C’est ici que l’on retrouve les théories progressistes de l’assomption des valeurs de la culture. L’Eglise n’est plus dans le monde pour y porter un message révélé dont le principe et l’origine sont radicalement extérieurs à ce monde : elle s’y trouve pour en refléter la diversité, pour en assumer toutes les valeurs. C’est ici également que l’on voit ce qu’il reste du progressisme dès lors que le messianisme temporel marxiste qui le portait s’est effondré. L’assomption des valeurs de la modernité n’est plus celle des forces de progrès à l’œuvre dans le mouvement ouvrier : le progressisme est devenu pluraliste et a du même coup perdu le caractère d’intransigeance qu’il pouvait auparavant manifester[6]. Il n’a cessé d’être favorable à une coopération avec le communisme que pour devenir relativiste, et peut-être est-ce l’une des raisons pour lesquelles certains catholiques de gauche ne semblent plus tant préoccupés de la contribution de l’Eglise au progrès de l’humanité que de l’évolution interne d’une Eglise à laquelle ils reprochent de n’être pas assez pluraliste, pas assez démocratique. Et en effet l’on voit des membres du CPHB s’en prendre au Pape[7], tandis que le Centre revendique d’être en lien avec la Conférence des Baptisé-e-s de France ou les Réseaux du Parvis, qui font de la remise en cause de la hiérarchie ecclésiastique leur priorité[8].

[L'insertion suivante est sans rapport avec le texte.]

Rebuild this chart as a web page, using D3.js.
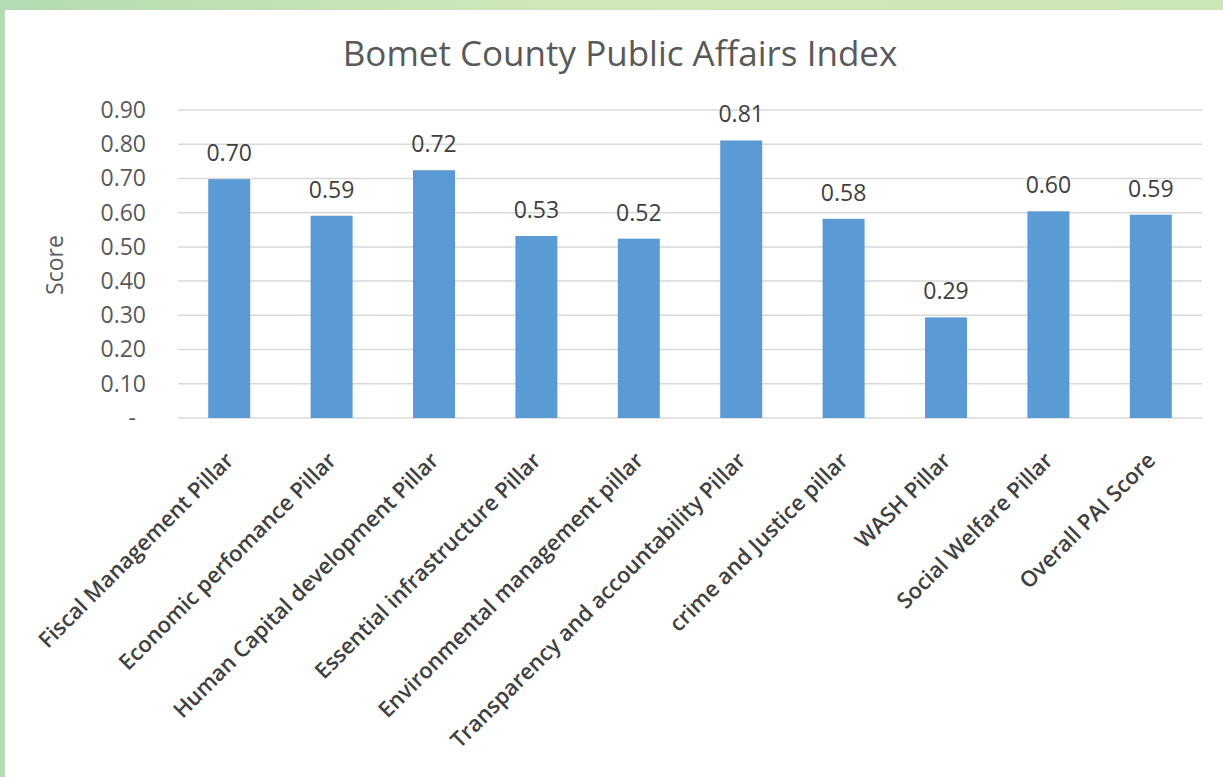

L’assomption du relativisme se traduit notamment et très concrètement par l’accueil fait par le Centre au groupe David et Jonathan, qui milite contre la doctrine de l’Eglise sur l’homosexualité, par la remise en cause de l’enseignement de l’Eglise sur la défense de la vie[9], ou encore par le rejet de toute forme de spiritualité catholique traditionnelle[10]. Une telle pastorale, qui montre bien comment la manière d’envisager le rapport des chrétiens au monde affecte inévitablement la vie même de l’Eglise, jusqu’à mettre en jeu ses enseignements et ses institutions les plus sacrées, semble peiner cependant à emporter l’adhésion de la jeunesse. « Le constat est triste mais réel : en tant que jeune, je me sens parfois seule à Saint-Merri », écrit ainsi une fidèle du CPHB[11], sans pour autant remettre en cause l’option fondamentale « missionnaire » du Centre.
Louis-Marie Lamotte
[1] Cité par Jean MADIRAN, Réclamation au Saint-Père, NEL, 1974, p. 50
[2] Réclamation au Saint-Père, p. 54
[6] On peut ainsi noter que le P. Cardonnel O.P., qui affirmait très haut son admiration pour la Chine maoïste, dénonçait le caractère « débridé, immoral » de l’Occident.